Observation data (J2000 epoch)
- Right ascension: 00^{h} 04^{m} 24^{s}
- Declination: –29° 56.4′
- Distance: 850+160 −130 ly (260+50 −40 pc)

Physical characteristics
- Estimated age: 100–150 Myr

Associations
- Constellation: Sculptor

= Blanco 1 =

Star cluster in the constellation of Sculptor

Blanco 1 (ζ Sculptoris cluster) is a nearby open cluster of stars located around 850 light years away from the Sun in the southern constellation of Sculptor near the star ζ Sculptoris. It was discovered by Puerto Rican astronomer Víctor Manuel Blanco in 1959, who noticed an unusually high proportion of A-type stars in an area spanning 1.5°. This cluster is relatively young, with an age of about 100–150 million years. It is positioned at a high galactic latitude of b = –79.3° and is located some 240 pc below the galactic plane.
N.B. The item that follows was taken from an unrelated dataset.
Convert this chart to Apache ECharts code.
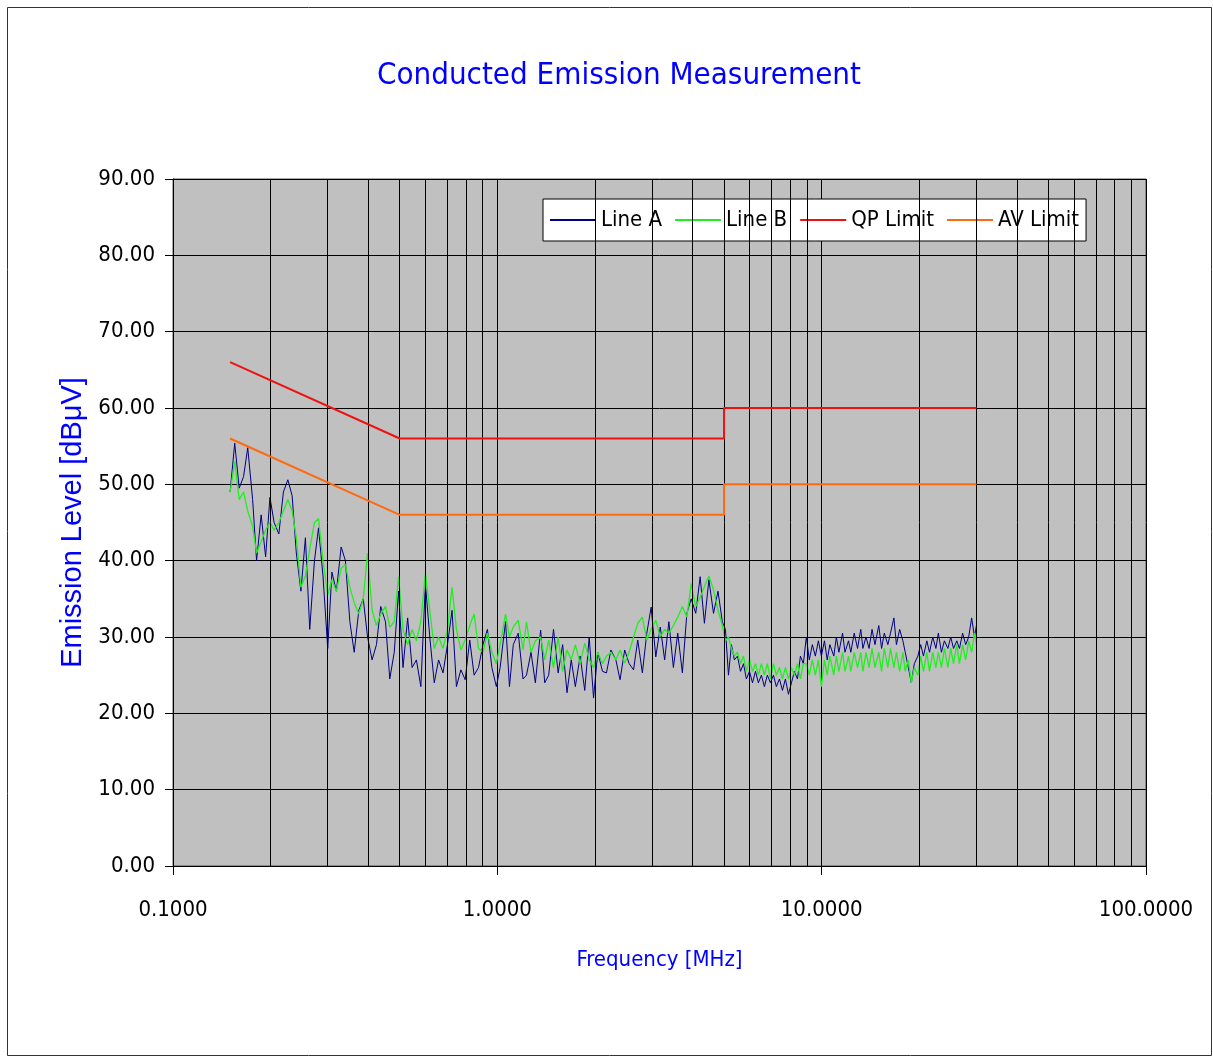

Blanco 1 contains approximately 300 stars, around 170 of these being brighter than magnitude +12, the brightest of which is HD 225187, a 7th-magnitude B8V star. It has a cross-sectional magnitudal density of about 30 per square parsec: less than half that of the Pleiades cluster. Of the confirmed members, eight have been found to radiate an excess of infrared energy, indicating that they host orbiting debris disks. Roughly half the stars in the cluster are members of binary star systems; six of the member stars are confirmed spectroscopic binaries. A system known as NGTS J0002-29 is a triple system that contains one of only a few well-characterised eclipsing binaries with two red dwarfs: they orbit each other with a period of 1.098 days. There are also some 30–40 brown dwarf members.